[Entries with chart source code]
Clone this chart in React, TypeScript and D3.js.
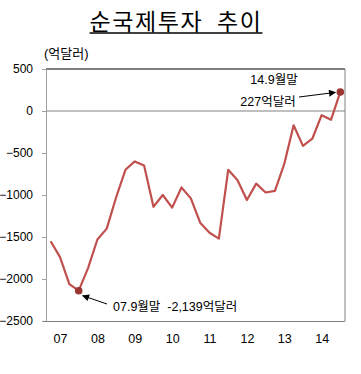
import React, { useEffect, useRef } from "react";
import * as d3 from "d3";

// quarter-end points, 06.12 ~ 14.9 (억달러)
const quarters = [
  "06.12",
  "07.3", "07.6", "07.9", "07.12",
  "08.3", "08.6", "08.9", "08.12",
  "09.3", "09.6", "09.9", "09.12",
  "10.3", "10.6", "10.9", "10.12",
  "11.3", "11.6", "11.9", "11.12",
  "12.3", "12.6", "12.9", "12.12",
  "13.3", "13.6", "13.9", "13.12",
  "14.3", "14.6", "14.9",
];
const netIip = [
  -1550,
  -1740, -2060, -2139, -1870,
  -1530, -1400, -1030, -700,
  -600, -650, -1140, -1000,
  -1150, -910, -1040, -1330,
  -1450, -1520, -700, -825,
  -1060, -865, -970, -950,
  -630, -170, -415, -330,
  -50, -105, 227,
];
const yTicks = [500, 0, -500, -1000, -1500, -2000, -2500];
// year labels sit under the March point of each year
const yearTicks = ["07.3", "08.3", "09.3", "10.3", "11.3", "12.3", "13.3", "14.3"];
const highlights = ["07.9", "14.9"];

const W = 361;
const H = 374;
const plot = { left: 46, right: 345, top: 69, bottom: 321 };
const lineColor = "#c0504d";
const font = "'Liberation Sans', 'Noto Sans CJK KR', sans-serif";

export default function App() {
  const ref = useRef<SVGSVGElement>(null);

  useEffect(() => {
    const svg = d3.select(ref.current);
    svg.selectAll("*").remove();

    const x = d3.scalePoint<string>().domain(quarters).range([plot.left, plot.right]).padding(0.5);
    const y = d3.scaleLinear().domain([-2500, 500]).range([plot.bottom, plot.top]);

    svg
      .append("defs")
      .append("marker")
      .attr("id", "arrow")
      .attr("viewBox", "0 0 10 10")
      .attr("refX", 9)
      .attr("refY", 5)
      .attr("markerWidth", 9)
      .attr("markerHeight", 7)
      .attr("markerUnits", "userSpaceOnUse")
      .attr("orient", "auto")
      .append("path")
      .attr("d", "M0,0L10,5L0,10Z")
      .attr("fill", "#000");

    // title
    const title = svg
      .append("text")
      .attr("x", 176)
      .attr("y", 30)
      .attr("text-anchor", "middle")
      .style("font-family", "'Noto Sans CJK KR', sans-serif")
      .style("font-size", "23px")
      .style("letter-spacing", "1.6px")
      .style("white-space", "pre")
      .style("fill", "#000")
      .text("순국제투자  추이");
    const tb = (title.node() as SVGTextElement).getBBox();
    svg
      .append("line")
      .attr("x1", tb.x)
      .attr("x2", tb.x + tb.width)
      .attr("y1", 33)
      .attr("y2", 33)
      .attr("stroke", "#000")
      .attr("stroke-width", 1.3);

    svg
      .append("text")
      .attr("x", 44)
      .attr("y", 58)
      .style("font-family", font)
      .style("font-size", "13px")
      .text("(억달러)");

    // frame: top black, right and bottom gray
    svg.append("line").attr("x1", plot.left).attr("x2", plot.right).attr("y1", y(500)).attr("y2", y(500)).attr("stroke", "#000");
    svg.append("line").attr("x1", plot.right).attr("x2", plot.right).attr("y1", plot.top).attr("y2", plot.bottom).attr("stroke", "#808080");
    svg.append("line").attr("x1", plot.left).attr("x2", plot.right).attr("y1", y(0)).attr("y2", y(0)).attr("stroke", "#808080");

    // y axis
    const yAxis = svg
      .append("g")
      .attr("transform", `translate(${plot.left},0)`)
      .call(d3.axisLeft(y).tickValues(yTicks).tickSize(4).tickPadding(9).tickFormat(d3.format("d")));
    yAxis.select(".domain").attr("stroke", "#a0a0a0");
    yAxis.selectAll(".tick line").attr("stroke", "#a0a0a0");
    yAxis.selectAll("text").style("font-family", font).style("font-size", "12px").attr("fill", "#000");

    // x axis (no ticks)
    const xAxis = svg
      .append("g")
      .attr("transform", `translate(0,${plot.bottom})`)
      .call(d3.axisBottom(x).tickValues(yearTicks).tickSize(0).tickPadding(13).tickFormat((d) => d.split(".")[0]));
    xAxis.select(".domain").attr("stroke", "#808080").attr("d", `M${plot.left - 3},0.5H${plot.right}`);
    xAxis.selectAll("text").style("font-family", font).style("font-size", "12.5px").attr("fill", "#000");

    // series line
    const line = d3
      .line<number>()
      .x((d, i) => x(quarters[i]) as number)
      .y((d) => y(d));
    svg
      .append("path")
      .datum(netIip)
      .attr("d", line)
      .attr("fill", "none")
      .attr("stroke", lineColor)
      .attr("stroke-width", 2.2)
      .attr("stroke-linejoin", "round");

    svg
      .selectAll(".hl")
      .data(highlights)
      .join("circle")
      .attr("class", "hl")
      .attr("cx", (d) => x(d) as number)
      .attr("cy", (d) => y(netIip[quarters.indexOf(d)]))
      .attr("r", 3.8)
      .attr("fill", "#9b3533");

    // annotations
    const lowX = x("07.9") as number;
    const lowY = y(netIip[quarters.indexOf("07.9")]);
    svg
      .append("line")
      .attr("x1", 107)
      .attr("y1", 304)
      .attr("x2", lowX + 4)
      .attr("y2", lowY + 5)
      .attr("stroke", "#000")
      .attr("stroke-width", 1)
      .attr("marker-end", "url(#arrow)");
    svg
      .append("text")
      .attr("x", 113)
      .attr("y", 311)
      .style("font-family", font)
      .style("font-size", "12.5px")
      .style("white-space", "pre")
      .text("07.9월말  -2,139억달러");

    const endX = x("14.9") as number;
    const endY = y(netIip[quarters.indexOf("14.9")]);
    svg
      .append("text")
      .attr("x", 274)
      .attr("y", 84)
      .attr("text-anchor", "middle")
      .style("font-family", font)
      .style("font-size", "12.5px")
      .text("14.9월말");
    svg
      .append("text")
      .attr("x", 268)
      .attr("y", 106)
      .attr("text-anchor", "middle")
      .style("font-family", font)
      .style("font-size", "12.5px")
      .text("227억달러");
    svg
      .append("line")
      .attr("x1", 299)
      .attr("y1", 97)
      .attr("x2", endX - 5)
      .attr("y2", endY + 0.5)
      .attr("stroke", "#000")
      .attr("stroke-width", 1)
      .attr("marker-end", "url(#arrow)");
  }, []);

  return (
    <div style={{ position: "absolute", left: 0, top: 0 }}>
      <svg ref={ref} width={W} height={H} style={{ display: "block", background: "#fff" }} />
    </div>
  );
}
--
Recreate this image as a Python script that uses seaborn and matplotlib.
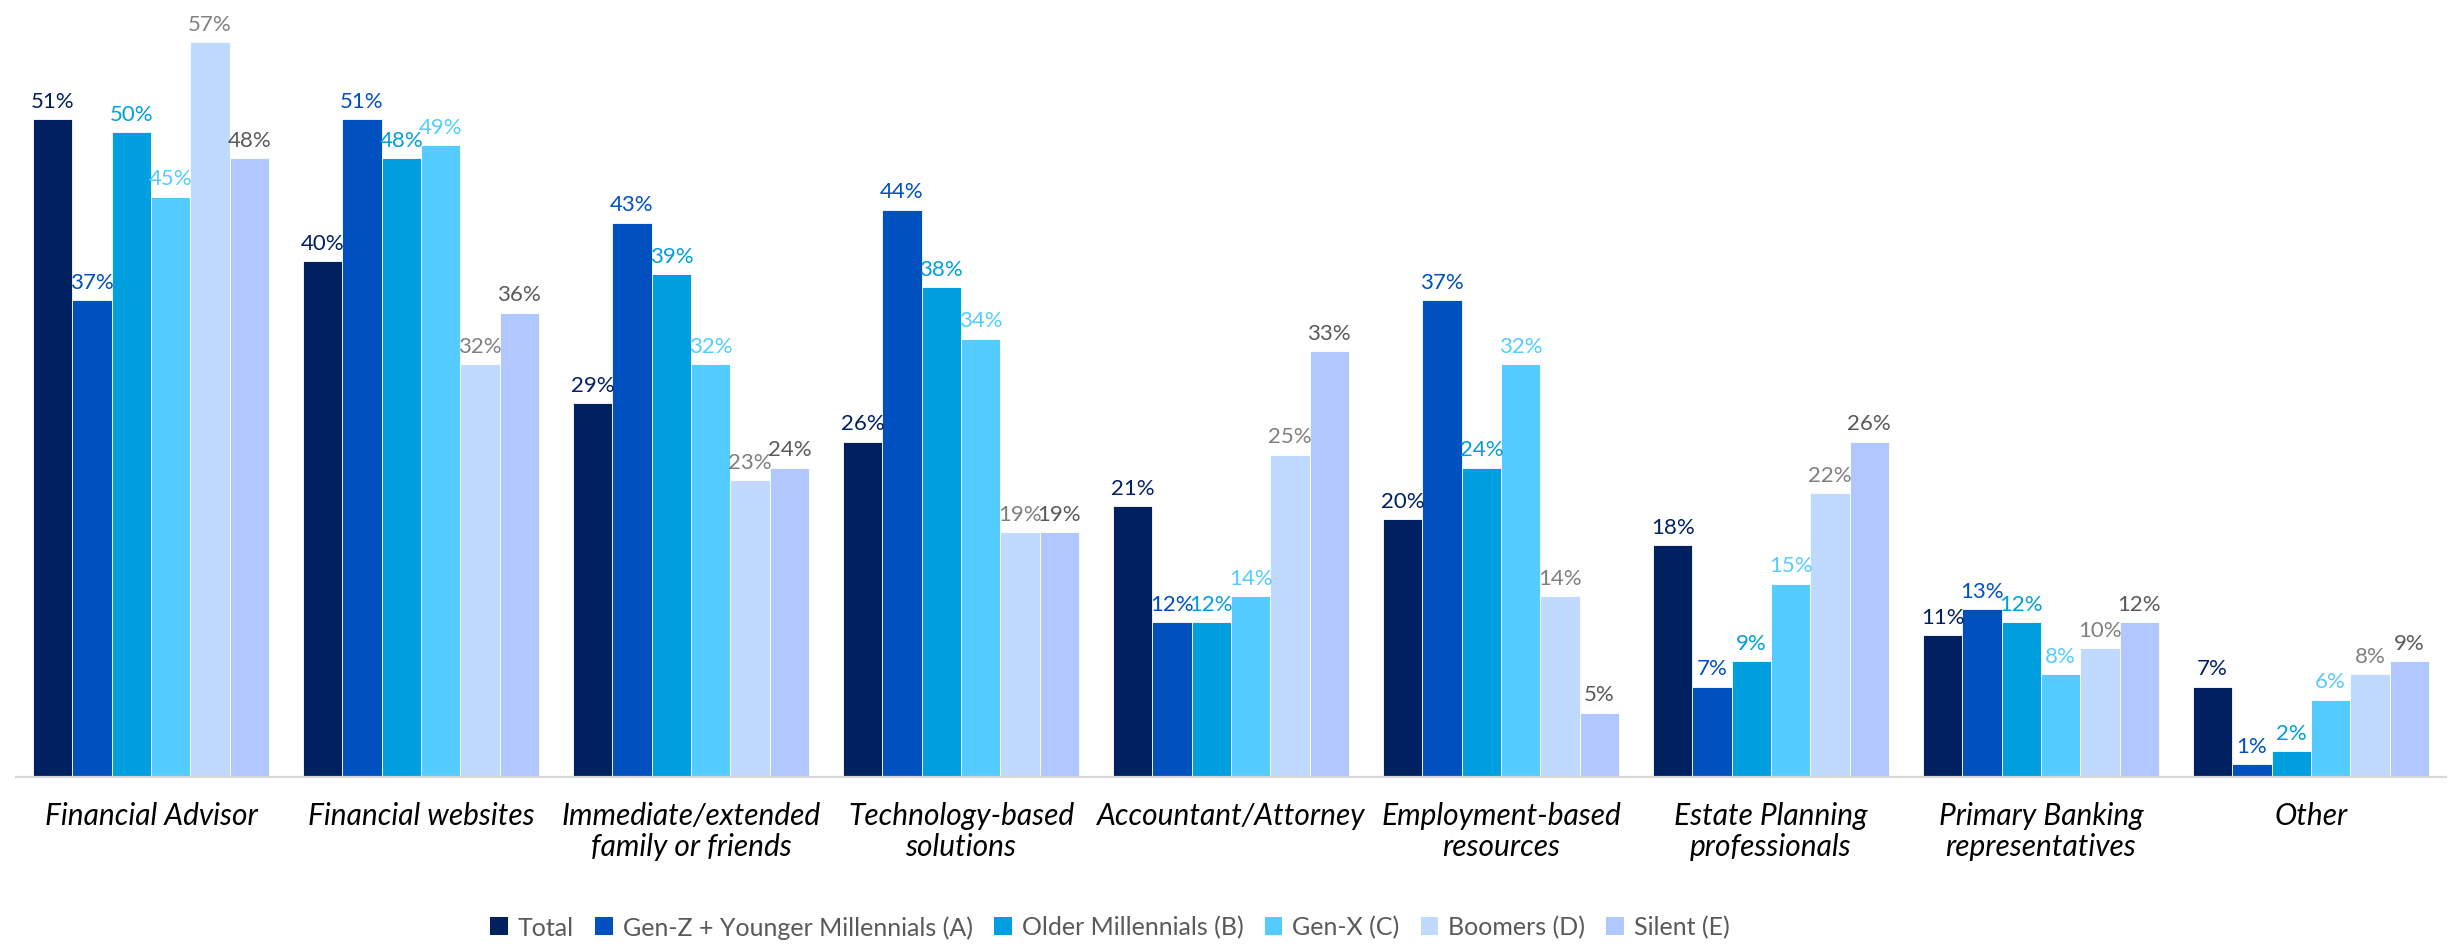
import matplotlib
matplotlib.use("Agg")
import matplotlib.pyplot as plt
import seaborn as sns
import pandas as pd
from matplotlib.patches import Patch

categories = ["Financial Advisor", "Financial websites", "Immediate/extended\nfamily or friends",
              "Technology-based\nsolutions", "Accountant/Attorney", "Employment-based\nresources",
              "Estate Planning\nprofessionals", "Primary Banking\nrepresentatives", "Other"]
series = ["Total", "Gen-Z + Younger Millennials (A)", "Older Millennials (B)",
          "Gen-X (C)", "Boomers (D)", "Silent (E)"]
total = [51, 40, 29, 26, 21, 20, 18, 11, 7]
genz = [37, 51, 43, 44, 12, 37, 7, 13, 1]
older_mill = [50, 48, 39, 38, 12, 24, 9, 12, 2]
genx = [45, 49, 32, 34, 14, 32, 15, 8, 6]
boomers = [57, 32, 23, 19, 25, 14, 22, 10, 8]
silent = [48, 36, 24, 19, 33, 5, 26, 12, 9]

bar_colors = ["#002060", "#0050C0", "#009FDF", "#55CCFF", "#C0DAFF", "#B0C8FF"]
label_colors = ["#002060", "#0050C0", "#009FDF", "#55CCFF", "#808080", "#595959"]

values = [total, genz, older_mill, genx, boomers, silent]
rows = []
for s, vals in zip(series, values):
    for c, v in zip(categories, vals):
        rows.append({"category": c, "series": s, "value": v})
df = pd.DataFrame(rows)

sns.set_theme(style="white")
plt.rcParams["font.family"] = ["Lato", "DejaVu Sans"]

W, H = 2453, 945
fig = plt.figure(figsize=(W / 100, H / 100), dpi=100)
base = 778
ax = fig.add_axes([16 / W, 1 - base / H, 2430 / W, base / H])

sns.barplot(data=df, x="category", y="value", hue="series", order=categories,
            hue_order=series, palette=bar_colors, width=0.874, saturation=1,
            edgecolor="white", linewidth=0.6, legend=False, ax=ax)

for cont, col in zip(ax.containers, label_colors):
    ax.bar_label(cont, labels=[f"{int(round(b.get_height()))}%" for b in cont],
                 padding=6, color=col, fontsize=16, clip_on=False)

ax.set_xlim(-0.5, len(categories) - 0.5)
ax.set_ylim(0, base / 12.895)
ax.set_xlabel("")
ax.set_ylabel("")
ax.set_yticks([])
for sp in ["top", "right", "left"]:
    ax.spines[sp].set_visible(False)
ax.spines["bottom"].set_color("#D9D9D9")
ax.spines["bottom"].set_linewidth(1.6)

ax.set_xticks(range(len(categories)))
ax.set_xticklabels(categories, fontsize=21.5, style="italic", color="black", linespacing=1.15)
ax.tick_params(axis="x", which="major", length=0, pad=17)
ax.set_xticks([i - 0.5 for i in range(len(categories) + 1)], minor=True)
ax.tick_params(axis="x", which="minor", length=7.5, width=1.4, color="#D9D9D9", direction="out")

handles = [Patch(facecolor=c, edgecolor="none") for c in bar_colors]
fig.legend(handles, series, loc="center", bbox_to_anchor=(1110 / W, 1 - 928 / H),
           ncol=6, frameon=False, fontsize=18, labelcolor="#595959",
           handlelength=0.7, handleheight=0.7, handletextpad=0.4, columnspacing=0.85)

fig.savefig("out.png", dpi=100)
* * *
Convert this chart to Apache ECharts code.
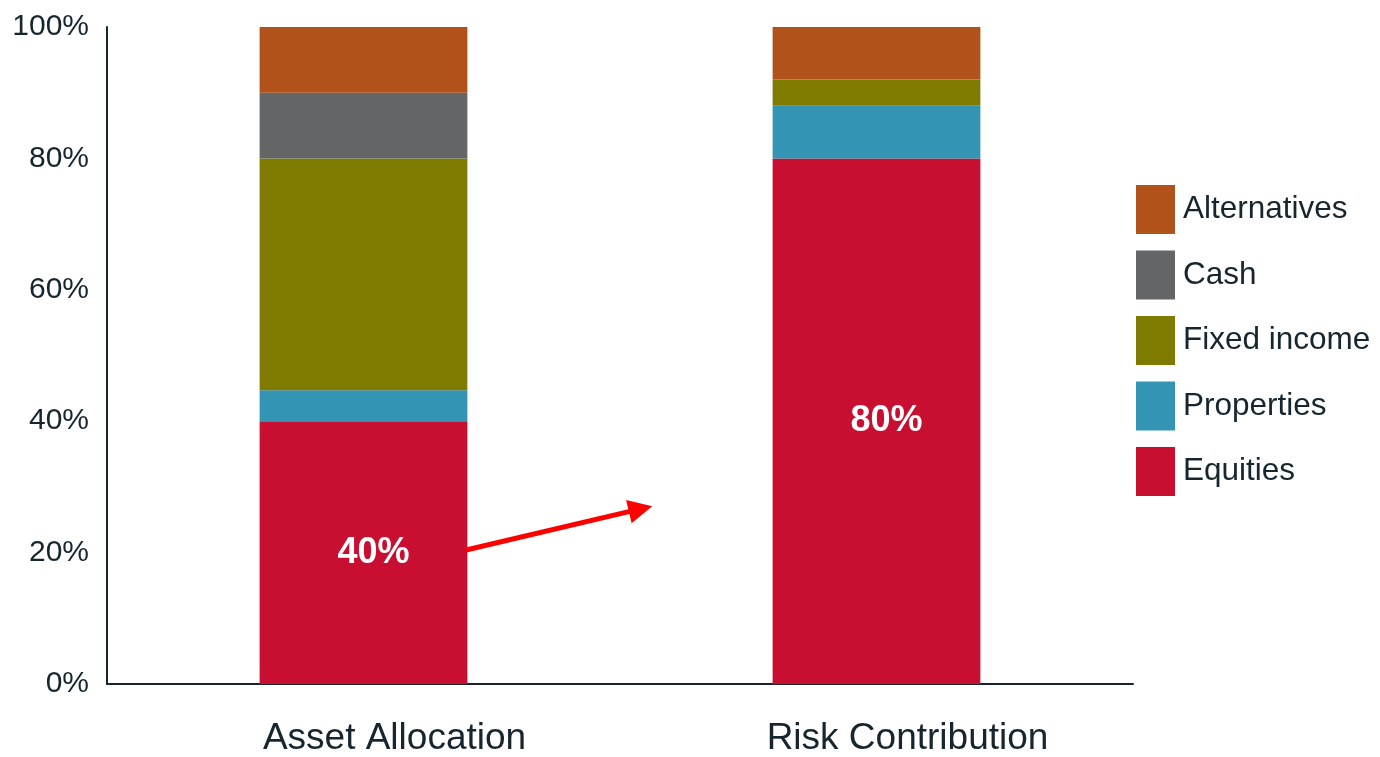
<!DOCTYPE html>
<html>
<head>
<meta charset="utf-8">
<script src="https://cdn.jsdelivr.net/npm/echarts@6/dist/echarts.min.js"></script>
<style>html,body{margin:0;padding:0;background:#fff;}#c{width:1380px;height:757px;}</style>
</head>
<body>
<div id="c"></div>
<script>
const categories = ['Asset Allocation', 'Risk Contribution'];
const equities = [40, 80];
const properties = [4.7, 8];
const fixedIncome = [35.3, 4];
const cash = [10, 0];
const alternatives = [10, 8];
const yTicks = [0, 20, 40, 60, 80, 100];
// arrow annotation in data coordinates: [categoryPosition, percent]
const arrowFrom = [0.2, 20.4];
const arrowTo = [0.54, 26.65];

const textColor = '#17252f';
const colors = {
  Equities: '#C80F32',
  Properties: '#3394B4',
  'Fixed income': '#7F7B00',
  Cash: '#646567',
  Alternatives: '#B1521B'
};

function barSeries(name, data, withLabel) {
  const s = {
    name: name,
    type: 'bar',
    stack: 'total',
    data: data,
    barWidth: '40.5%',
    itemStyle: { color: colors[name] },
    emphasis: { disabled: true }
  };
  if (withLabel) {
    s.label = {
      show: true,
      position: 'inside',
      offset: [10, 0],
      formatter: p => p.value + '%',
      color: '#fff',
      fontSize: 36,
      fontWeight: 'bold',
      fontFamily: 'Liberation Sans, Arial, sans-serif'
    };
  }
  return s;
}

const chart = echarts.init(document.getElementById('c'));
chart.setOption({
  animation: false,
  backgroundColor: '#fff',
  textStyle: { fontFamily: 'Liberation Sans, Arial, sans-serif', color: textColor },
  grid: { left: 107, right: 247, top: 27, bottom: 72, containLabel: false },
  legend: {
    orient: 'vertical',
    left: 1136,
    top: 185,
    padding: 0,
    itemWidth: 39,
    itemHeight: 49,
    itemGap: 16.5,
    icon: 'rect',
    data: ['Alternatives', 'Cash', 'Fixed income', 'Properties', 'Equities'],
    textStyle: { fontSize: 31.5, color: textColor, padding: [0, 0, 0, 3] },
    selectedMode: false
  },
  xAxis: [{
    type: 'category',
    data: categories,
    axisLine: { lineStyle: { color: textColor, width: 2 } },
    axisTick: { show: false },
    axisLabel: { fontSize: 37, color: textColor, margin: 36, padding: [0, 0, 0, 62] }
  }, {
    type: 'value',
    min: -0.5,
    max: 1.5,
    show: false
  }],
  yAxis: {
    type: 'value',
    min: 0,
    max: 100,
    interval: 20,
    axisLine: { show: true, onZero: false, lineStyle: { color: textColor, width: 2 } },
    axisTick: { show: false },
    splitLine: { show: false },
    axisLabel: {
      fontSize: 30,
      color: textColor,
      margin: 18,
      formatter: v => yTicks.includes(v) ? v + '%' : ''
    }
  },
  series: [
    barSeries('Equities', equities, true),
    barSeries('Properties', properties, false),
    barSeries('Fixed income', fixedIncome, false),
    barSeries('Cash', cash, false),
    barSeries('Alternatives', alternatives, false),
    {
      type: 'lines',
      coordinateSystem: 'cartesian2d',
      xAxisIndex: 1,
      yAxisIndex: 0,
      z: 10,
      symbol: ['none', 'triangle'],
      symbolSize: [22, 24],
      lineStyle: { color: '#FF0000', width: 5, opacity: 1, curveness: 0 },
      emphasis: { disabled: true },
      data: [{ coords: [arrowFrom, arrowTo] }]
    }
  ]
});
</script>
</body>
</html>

--- The request ---
Set down nothing but the lines from the one holding "Clone this chart" through the one holding "import * as", both included, exactly as they appear; any picture is left out.

--- Result for this exercise ---
Clone this chart in React, TypeScript and D3.js.
import React, { useEffect, useRef } from "react";
import * as d3 from "d3";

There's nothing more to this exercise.